Some sociologists have used the concept of rural-urban continuum to stress the idea that there are no sharp breaking points to be found in the degree or quantity of rural-urban differences. The differences may arise due to various factors. But the leading factor among them is migration. Although, the rapid process of urbanization through the establishment of industries, urban traits and facilities has decreased the differences between villages and cities, yet this continuum or loss of demarcation has proved problematic to planners & other civic departments because these areas being near the city facilitate movement of people in & out of the city & hence demand extension of facilities. This is where the entire problem lies.
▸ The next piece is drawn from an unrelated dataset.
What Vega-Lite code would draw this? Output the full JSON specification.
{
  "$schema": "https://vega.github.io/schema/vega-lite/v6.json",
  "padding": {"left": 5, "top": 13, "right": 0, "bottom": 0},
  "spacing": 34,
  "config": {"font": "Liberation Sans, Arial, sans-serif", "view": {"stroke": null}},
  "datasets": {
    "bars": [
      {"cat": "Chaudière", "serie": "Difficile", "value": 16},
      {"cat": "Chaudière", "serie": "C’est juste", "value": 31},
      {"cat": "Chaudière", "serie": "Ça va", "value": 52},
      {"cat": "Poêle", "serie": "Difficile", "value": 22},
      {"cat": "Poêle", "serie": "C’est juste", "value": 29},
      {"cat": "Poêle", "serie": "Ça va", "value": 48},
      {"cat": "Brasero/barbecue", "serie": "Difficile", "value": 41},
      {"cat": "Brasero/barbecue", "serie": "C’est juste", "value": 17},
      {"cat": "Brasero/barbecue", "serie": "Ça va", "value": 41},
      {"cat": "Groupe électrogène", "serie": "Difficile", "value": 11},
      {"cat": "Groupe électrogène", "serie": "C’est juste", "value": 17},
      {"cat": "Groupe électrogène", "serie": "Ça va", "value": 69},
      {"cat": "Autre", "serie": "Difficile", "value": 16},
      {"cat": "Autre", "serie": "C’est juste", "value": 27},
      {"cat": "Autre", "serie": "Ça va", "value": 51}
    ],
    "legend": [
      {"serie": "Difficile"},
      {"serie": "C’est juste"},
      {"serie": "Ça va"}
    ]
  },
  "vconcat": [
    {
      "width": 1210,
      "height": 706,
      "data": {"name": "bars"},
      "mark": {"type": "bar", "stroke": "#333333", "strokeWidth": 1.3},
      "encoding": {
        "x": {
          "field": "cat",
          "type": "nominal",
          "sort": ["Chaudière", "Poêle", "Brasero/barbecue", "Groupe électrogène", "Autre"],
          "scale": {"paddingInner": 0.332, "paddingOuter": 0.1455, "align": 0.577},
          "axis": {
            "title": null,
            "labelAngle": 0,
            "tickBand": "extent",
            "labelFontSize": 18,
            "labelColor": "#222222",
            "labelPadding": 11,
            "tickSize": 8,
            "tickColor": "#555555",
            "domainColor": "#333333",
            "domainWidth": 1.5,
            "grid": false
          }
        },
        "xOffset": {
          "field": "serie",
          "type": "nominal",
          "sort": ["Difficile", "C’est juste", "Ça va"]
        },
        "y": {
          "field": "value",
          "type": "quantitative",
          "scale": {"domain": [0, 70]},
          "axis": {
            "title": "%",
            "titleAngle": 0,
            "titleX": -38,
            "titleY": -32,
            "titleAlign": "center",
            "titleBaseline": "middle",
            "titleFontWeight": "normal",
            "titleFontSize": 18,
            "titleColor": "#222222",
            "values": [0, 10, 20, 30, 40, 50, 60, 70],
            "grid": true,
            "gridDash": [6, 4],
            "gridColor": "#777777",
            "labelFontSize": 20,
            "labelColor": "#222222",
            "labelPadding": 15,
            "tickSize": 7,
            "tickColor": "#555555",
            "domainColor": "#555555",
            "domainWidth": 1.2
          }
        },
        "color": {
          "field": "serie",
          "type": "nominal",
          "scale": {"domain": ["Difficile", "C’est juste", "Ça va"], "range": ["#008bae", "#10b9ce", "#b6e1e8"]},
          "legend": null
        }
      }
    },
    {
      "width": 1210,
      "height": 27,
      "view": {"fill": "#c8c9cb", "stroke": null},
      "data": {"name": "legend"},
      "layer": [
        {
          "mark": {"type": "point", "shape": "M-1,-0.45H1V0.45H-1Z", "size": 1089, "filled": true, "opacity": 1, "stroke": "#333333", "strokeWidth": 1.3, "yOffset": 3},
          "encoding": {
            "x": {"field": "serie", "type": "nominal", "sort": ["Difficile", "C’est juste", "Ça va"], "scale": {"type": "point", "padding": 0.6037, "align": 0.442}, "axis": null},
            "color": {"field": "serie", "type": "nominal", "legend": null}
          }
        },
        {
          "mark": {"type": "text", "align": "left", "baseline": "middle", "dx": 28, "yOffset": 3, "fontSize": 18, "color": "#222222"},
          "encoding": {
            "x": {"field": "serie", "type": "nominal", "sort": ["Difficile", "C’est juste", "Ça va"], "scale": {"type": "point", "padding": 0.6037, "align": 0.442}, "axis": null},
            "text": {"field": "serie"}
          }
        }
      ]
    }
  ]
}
These areas have been of substratum for immense research in the past centuries with eminent sociologists, planners & others inferring as well as proposing ways to tackle this problem of fringe area development.

Rural-urban continuum

The concept that the size continuum of settlement from hamlet to city is reflected in a similar continuum of ways of life form, at one pole, a true rural community to, at the other, a distinctive urban society. In its most direct form the concept suggests that the population size, density and environment of a settlement are the determinants of its societal type, and that the most meaningful description of a way of life is to relate it to the settlement in which it occurs. The notion of the rural-urban continuum evolved from the work of L.Wirth on the social distinctiveness of the city. Societies at the rural end of the continuum are envisaged as being close-knit, rigidly stratified, highly stable, integrating and homogenous in composition. Urban societies are supposed to be loose in association, unstable in membership, characterized by great, social mobility and with a tendency for inter-individual contacts to occur only in one situational context (e.g. workplace, kinship, recreation) whereas in rural societies contact would occur in several different contexts.